El gentleman de la literatura argentina

Adolfo Bioy Casares fue un escritor casi unánimamente reconocido por sus pares y premiado en el mundo entero.Tuvo una gran elegancia para escribir y seducir mujeres.

Adolfo Bioy Casares era un privilegiado, por posición social y por talento. La familia de su madre fue dueña de La Martona, la primera empresa lechera de argentina. Su padre, Adolfo Bioy, era un terrateniente que había sido ministro del general golpista José Félix Uriburu. Nació el 15 de septiembre de 1914 y fue hijo único. Su primer relato, Iris y Margarita, lo escribió a los 11 años para impresionar a una prima de la que estaba enamorado. Pero recién comenzó a considerarse escritor a los 26 años, cuando publicó La invención de Morel. El libro llevó prólogo de Jorge Luis Borges, en el que se lee: “He discutido con su autor los pormenores de su trama, la he releído; no me parece una imprecisión o una hipérbole calificarla de perfecta”.
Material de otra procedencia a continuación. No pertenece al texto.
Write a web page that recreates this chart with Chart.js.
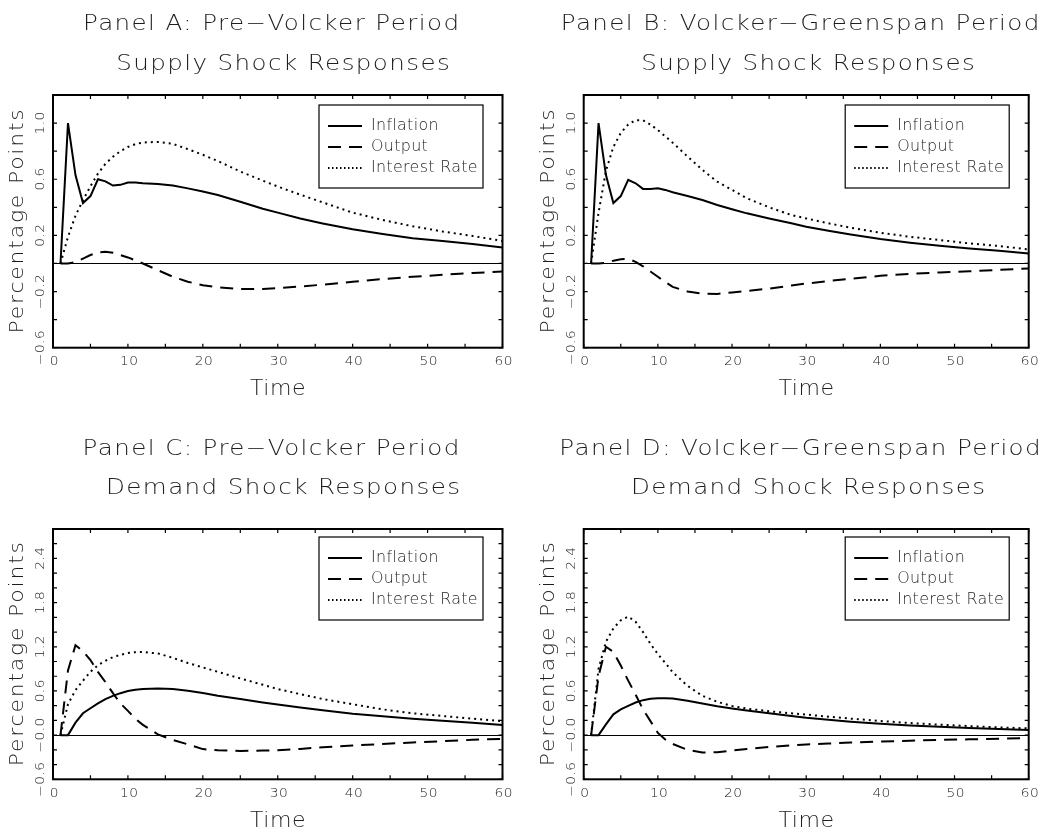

El puntapié inicial de La invención de Morel fue un espejo trifásico que había en el cuarto de su madre. Viendo cómo la imagen de la habitación se repetía mil veces en el cristal, tuvo la poderosa sensación de que estaba viendo con sus propios ojos algo que en realidad no existía. Esa anécdota, aparentemente banal, es la que lo llevó a escribir el libro y la que lo acercó a la literatura fantástica. Es, sin duda, una de las mayores fábulas de amor de la literatura argentina.

Adolfo Bioy Casares empezó a escribir en una revista deportiva-humorística. Sentía que el peor de los tres redactores era él: “Hoy entiendo que lo mío como periodista era tan olvidable como algunos de mis primeros libros. Después vinieron mis estudios de Derecho y de Filosofía y Letras, que duraron hasta que me di cuenta de que lo mío era escribir, que no sería abogado ni juez y que la carrera de Letras me alejaba más de la literatura que el Derecho. Recién entonces me fui a administrar un campo, período que duró aproximadadmente diez años y que finalizó cuando me convencí de que también como administrador era un fracaso, tras comprar una importante cantidad de vacas que jamás dieron cría”.

Bioy Casares y Jorge Luis Borges fundaron, a comienzos de 1945, El Séptimo Círculo, una colección dedicada a dar a conocer a autores del género policial. El primer libro que publicaron fue La bestia debe morir, una novela firmada por el poeta británico Nicholas Blake –seudónimo de Cecil Day Lewis, padre del actor Daniel Day Lewis–. Lo primero que escribieron juntos fue un folleto sobre un yogurt. Se habían conocido en casa de Victoria Ocampo. Se divertían muchísimo juntos. La dupla publicó en 1942 Seis problemas para don Isidro Parodi, un libro escrito con el seudónimo de H. Bustos Domecq y cuyos autores recién revelaron su identidad un cuarto de siglo después. La relación entre ambos escritores quedó radiografiada en un diario de más de mil páginas publicado en el 2006.

A principios de la década de 1940, Bioy se casó con Silvina Ocampo, hermana de la legendaria Victoria (fundadora de la revista Sur). Silvina era quince años mayor que él y, pese a las turbulencias amorosas, el matrimonio duró hasta la muerte de ella, en 1993. Su atracción por las mujeres fue compulsiva. La predilección por las damas antes que por los juguetes se dio cuando lo llevaron al teatro El porteño y se enamoró de Haydeé Bozán.

Sin dudarlo, una noche le robó el auto a su madre y fue a buscar a la actriz a la salida de una función. “Creí que todo había salido bien después de dejarla en su casa, pero algo le decía que ella lo esquivaba”. Bioy tenía por entonces diez años. Se la encontró muchos años después y fingió ser más viejo que ella. Decía que prefería a las mujeres porque son menos egocéntricas que los hombres: “Los hombre me aburren, casi siempre están pensando en ellos mismos”.

Bioy Casares solía distribuir su producción literaria entre libros de índoles fantástica y los que tratan cuestiones de conducta: “Los primeros son prodigiosamente imaginarios; los últimos, límpidamente perspicaces. En unos y otros hay sentido del humor, un sentido del humor sin estridencias y un estilo fluido, preciso, transparente”. Sus tramas tienen un gran rigor formal y una inusual inventiva.

Era un escritor verdaderamente clásico en una época de experimentación caótica. Sentía la felicidad de inventar historias. No obstante, escribirlas le implicaba un gran esfuerzo: “Sin embargo, he sido afortunado: ese trabajo siempre me resultó en algún punto gozoso”. Vivió una vida de indolente felicidad. Nunca se la creyó, por eso sus lectores siempre creyeron en él.